Institutionnalisation et underground
La réflexion autour des diplômes de professeurs et d’interprète est en cours entre le Ministère de la culture et les acteurs du hip-hop depuis plus de dix ans. « Pour les défenseurs du diplôme, un diplôme reconnu par l’Etat répondrait à des enjeux de sécurité, pour certifier les compétences des professeurs de hip-hop. Et aussi à un enjeu d’égalité pour que les professionnels puissent être reconnus et rémunérés comme les professeurs des autres danses. Cela garantirait aussi, du point de vue des employeurs, un certain niveau. Et enfin, cela permettrait d’enseigner le hip-hop dans les conservatoires au même titre que les autres danses, assurant un statut pour les professeurs, et un accès plus égalitaire pour les élèves », énumère Louis Jésu. Mais dans le milieu, des voix s’élèvent aussi contre cette institutionnalisation de la danse hip-hop, à l’origine une danse de résistance, de défiance vis-à-vis des institutions publiques, une danse underground. Si l’Etat définit la manière dont on forme un danseur de hip-hop, alors, il dit ce qu’est le hip-hop. Que resterait-il alors de l’autonomie de la danse ? Cela ne risquerait-il pas de la figer, d’éteindre sa vitalité ?
De la vitalité, en tout cas, la salle n’en manquait pas au moment de la discussion, abordant aussi d’autres problématiques, telles que les enjeux du rattachement du hip-hop au sport ou à la danse, notamment avec l’arrivée des JO de 2024, année où le break-dance deviendra sport olympique. « Cette étude atteint ses objectifs en offrant un cadre de réflexion pour poser toutes ces questions », se réjouit en fin de rencontre Christopher Miles, directeur général de la création artistique au ministère de la culture.

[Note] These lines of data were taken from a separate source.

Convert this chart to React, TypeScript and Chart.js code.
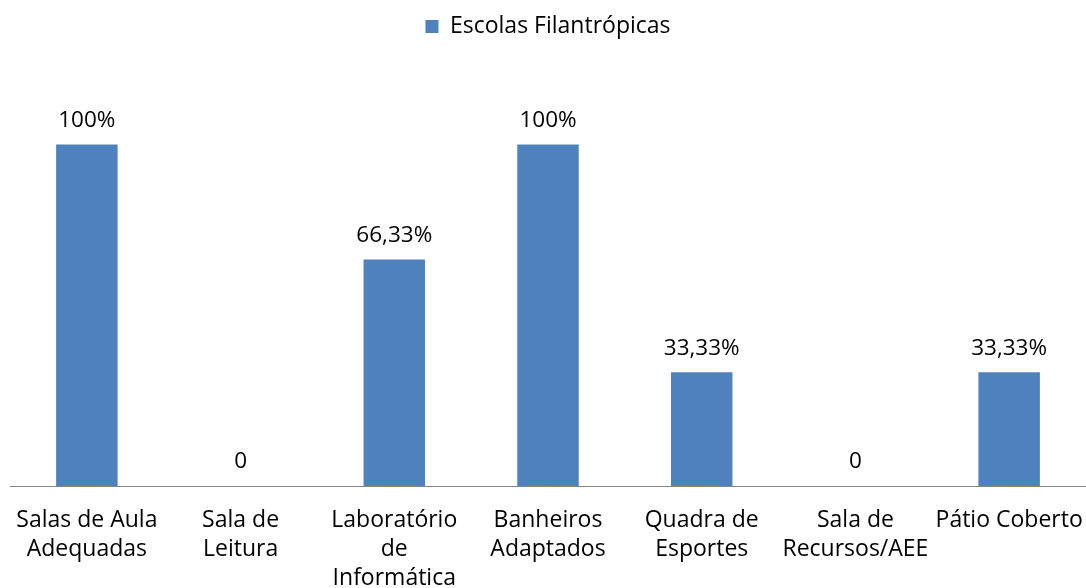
import React, { useEffect, useRef } from "react";
import { Chart, registerables } from "chart.js";

Chart.register(...registerables);

const categories: (string | string[])[] = [
  ["Salas de Aula", "Adequadas"],
  ["Sala de", "Leitura"],
  ["Laboratório", "de", "Informática"],
  ["Banheiros", "Adaptados"],
  ["Quadra de", "Esportes"],
  ["Sala de", "Recursos/AEE"],
  "Pátio Coberto",
];
const seriesName = "Escolas Filantrópicas";
const values = [100, 0, 66.33, 100, 33.33, 0, 33.33];
const valueLabels = ["100%", "0", "66,33%", "100%", "33,33%", "0", "33,33%"];

const FONT = "'Open Sans', sans-serif";

const dataLabelPlugin = {
  id: "dataLabels",
  afterDatasetsDraw(chart: any) {
    const ctx = chart.ctx;
    const meta = chart.getDatasetMeta(0);
    ctx.save();
    ctx.font = `22.5px ${FONT}`;
    ctx.fillStyle = "#000";
    ctx.textAlign = "center";
    ctx.textBaseline = "middle";
    meta.data.forEach((bar: any, i: number) => {
      ctx.fillText(valueLabels[i], bar.x, bar.y - 24);
    });
    ctx.restore();
  },
};

export default function App() {
  const ref = useRef<HTMLCanvasElement>(null);
  useEffect(() => {
    document.body.style.margin = "0";
    const chart = new Chart(ref.current!, {
      type: "bar",
      data: {
        labels: categories,
        datasets: [
          {
            label: seriesName,
            data: values,
            backgroundColor: "#4F81BD",
            borderWidth: 0,
            barPercentage: 0.4,
            categoryPercentage: 1,
          },
        ],
      },
      options: {
        animation: false,
        responsive: false,
        maintainAspectRatio: false,
        layout: { padding: { left: 10, right: 0, top: 0, bottom: 0 } },
        plugins: {
          legend: {
            display: true,
            position: "top",
            labels: {
              boxWidth: 13,
              boxHeight: 13,
              padding: 15,
              color: "#000",
              font: { family: FONT, size: 23 },
            },
          },
          tooltip: { enabled: false },
        },
        scales: {
          x: {
            grid: { display: false },
            border: { display: true, color: "#868686", width: 1 },
            ticks: {
              color: "#000",
              font: { family: FONT, size: 23, lineHeight: "29px" },
              padding: 12,
              maxRotation: 0,
              autoSkip: false,
            },
            afterFit(scale: any) {
              scale.height = 102;
              scale.paddingLeft = 0;
              scale.paddingRight = 0;
            },
          },
          y: {
            display: false,
            min: 0,
            max: 128.3,
          },
        },
      },
      plugins: [dataLabelPlugin],
    });
    return () => chart.destroy();
  }, []);
  return <canvas ref={ref} width={1086} height={588} style={{ display: "block" }} />;
}
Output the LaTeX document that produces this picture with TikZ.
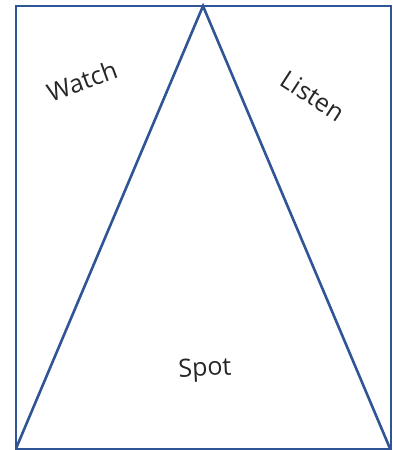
\documentclass[tikz,border=0pt]{standalone}
\usepackage{fontspec}
\setmainfont{Open Sans}
\definecolor{frameblue}{HTML}{2F5597}
\begin{document}
\begin{tikzpicture}[x=1pt,y=1pt,
  edge/.style={draw=frameblue,line width=2.6pt,line join=miter},
  lbl/.style={font=\fontsize{25}{28}\selectfont,text=black!85}]
\useasboundingbox (0,0) rectangle (392,450);
\coordinate (tl) at (16,444);
\coordinate (tr) at (391,444);
\coordinate (br) at (391,0.5);
\coordinate (bl) at (16,0.5);
\coordinate (apex) at (203,444);
\coordinate (baseL) at (16,1.5);
\coordinate (baseR) at (390,1.5);
\draw[edge] (tl) -- (tr) -- (br) -- (bl) -- cycle;
\draw[edge] (baseL) -- (apex) -- (baseR);
\node[lbl,rotate=20] (watch) at (82,369) {Watch};
\node[lbl,rotate=-33] (listen) at (313,354) {Listen};
\node[lbl,rotate=3] (spot) at (205,80) {Spot};
\end{tikzpicture}
\end{document}
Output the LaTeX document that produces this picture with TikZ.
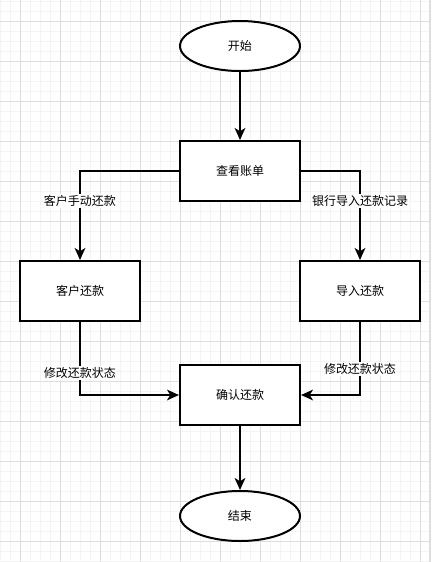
\documentclass[tikz,border=0pt]{standalone}
\usepackage{fontspec}
\setmainfont{Noto Sans CJK SC}
\usetikzlibrary{shapes.geometric,arrows.meta}
\definecolor{gridmajor}{HTML}{DEDEDE}
\definecolor{gridminor}{HTML}{F4F4F4}
\tikzset{
  px/.style={x=0.75pt,y=-0.75pt},
  stepbox/.style={draw=black,line width=1.5pt,fill=white,rectangle,minimum width=90pt,minimum height=45pt,inner sep=0pt,font=\fontsize{9pt}{11pt}\selectfont},
  termbox/.style={draw=black,line width=1.5pt,fill=white,ellipse,minimum width=90pt,minimum height=37.5pt,inner sep=0pt,font=\fontsize{9pt}{11pt}\selectfont},
  arr/.style={line width=1.5pt,-{Stealth[length=9pt,width=8pt,inset=2.5pt]}},
  lbl/.style={fill=white,inner sep=1pt,font=\fontsize{9pt}{11pt}\selectfont}
}
\begin{document}
\begin{tikzpicture}[px]
\useasboundingbox (0,0) rectangle (433,562);
\fill[white] (0,0) rectangle (433,562);
% minor grid
\foreach \x in {0.5,10.5,...,429} \draw[gridminor,line width=0.75pt] (\x,0) -- (\x,562);
\foreach \y in {1.5,11.5,...,562} \draw[gridminor,line width=0.75pt] (0,\y) -- (429,\y);
% major grid
\foreach \x in {20.5,60.5,...,429} \draw[gridmajor,line width=0.75pt] (\x,0) -- (\x,562);
\foreach \y in {21.5,61.5,...,562} \draw[gridmajor,line width=0.75pt] (0,\y) -- (429,\y);
\draw[gridmajor,line width=1pt] (430,0) -- (430,562);

\node[termbox] (start) at (240,46) {开始};
\node[stepbox] (view) at (240,171) {查看账单};
\node[stepbox] (cust) at (80,291) {客户还款};
\node[stepbox] (imp) at (360,291) {导入还款};
\node[stepbox] (conf) at (240,395) {确认还款};
\node[termbox] (end) at (240,516) {结束};

\draw[arr] (start) -- (view);
\draw[arr] (view.west) -| node[lbl,pos=0.67]{客户手动还款} (cust.north);
\draw[arr] (view.east) -| node[lbl,pos=0.67]{银行导入还款记录} (imp.north);
\draw[arr] (cust.south) |- node[lbl,pos=0.35]{修改还款状态} (conf.west);
\draw[arr] (imp.south) |- node[lbl,pos=0.32]{修改还款状态} (conf.east);
\draw[arr] (conf) -- (end);
\end{tikzpicture}
\end{document}
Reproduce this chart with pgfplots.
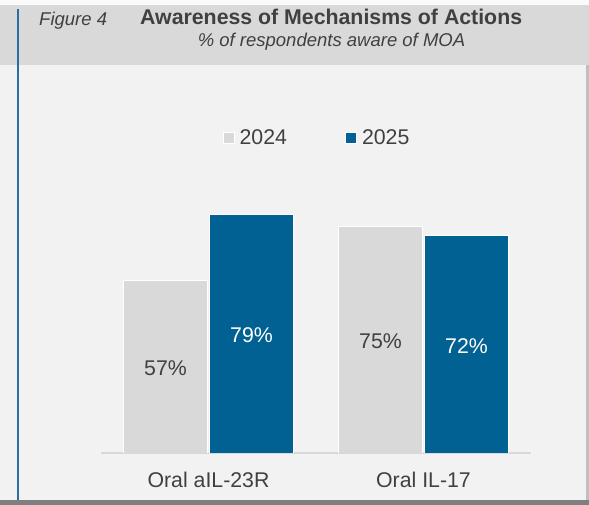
\documentclass[border=0pt]{standalone}
\usepackage{pgfplots}
\pgfplotsset{compat=1.18}
\usepackage{fontspec}
\setmainfont{Liberation Sans}
\definecolor{barGray}{HTML}{D9D9D9}
\definecolor{barBlue}{HTML}{006192}
\definecolor{panelBg}{HTML}{F2F2F2}
\definecolor{headBg}{HTML}{D9D9D9}
\definecolor{txt}{HTML}{404040}
\definecolor{lineBlue}{HTML}{2A6EA6}
\definecolor{shadowB}{HTML}{7F7F7F}
\definecolor{shadowR}{HTML}{BFBFBF}
\begin{document}
\begin{tikzpicture}[x=1pt,y=1pt]
\path[use as bounding box] (0,0) rectangle (589,505);
\fill[white!98!black] (0,0) rectangle (589,505);
\fill[headBg] (0,440) rectangle (589,500);
\fill[shadowR] (585.7,0) rectangle (589,440);
\fill[shadowB] (0,0) rectangle (589,4.5);
\fill[panelBg] (0,4.5) rectangle (585.7,440);
\draw[lineBlue, line width=1.6pt] (18,4.5) -- (18,496);
\node[anchor=base west, text=txt, font=\fontsize{18.5}{20}\selectfont\itshape, inner sep=0pt] at (39,479.3) {Figure 4};
\node[anchor=base west, text=txt, font=\fontsize{21.3}{24}\selectfont\bfseries, inner sep=0pt] at (140,480.5) {Awareness of Mechanisms of Actions};
\node[anchor=base, text=txt, font=\fontsize{18.5}{21}\selectfont\itshape, inner sep=0pt] at (331.5,458.3) {\% of respondents aware of MOA};
\begin{axis}[
  at={(101pt,52pt)}, anchor=south west,
  scale only axis, width=430pt, height=302pt,
  xmin=-0.5, xmax=1.5, ymin=0, ymax=100,
  ybar=2pt, bar width=84pt,
  axis x line*=bottom, axis y line=none,
  x axis line style={draw=barGray, line width=1.5pt, -},
  xtick={0,1}, xticklabels={Oral aIL-23R, Oral IL-17},
  major tick length=0pt,
  xticklabel style={text=txt, font=\fontsize{21.3}{24}\selectfont, anchor=base, inner sep=0pt, yshift=-34.3pt},
  /pgf/number format/assume math mode=true,
  visualization depends on={y \as \rawy},
  nodes near coords={\pgfmathprintnumber{\pgfplotspointmeta}\%},
  every node near coord/.append style={anchor=center, font=\fontsize{21.3}{24}\selectfont, inner sep=0pt, yshift={-(1.51*\rawy+1.5)*1pt}},
  legend columns=2,
  legend style={at={(0.5,1)}, anchor=center, yshift=13pt, draw=none, fill=none,
     font=\fontsize{21.3}{24}\selectfont, text=txt, nodes={inner sep=0pt},
     /tikz/every odd column/.append style={column sep=5pt},
     /tikz/every even column/.append style={column sep=58pt}},
  legend image code/.code={\draw[#1, draw=white, line width=1pt] (0pt,-5.5pt) rectangle (11pt,5.5pt);},
]
\addplot[fill=barGray, draw=white, line width=0.8pt, every node near coord/.append style={text=txt}] coordinates {(0,57) (1,75)};
\addplot[fill=barBlue, draw=white, line width=0.8pt, every node near coord/.append style={text=white}] coordinates {(0,79) (1,72)};
\legend{2024,2025}
\end{axis}
\end{tikzpicture}
\end{document}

Louis Jésu en poursuit un autre, au second plan : « Du fait notamment de cette résistance à l’institutionnalisation, il existe très peu d’écrits historiques ou sociologiques sur le hip-hop. Les archives sont disséminées et finissent souvent par disparaître. Au delà de la question des diplômes, il y a un enjeu patrimonial à penser l’évolution du hip-hop français ».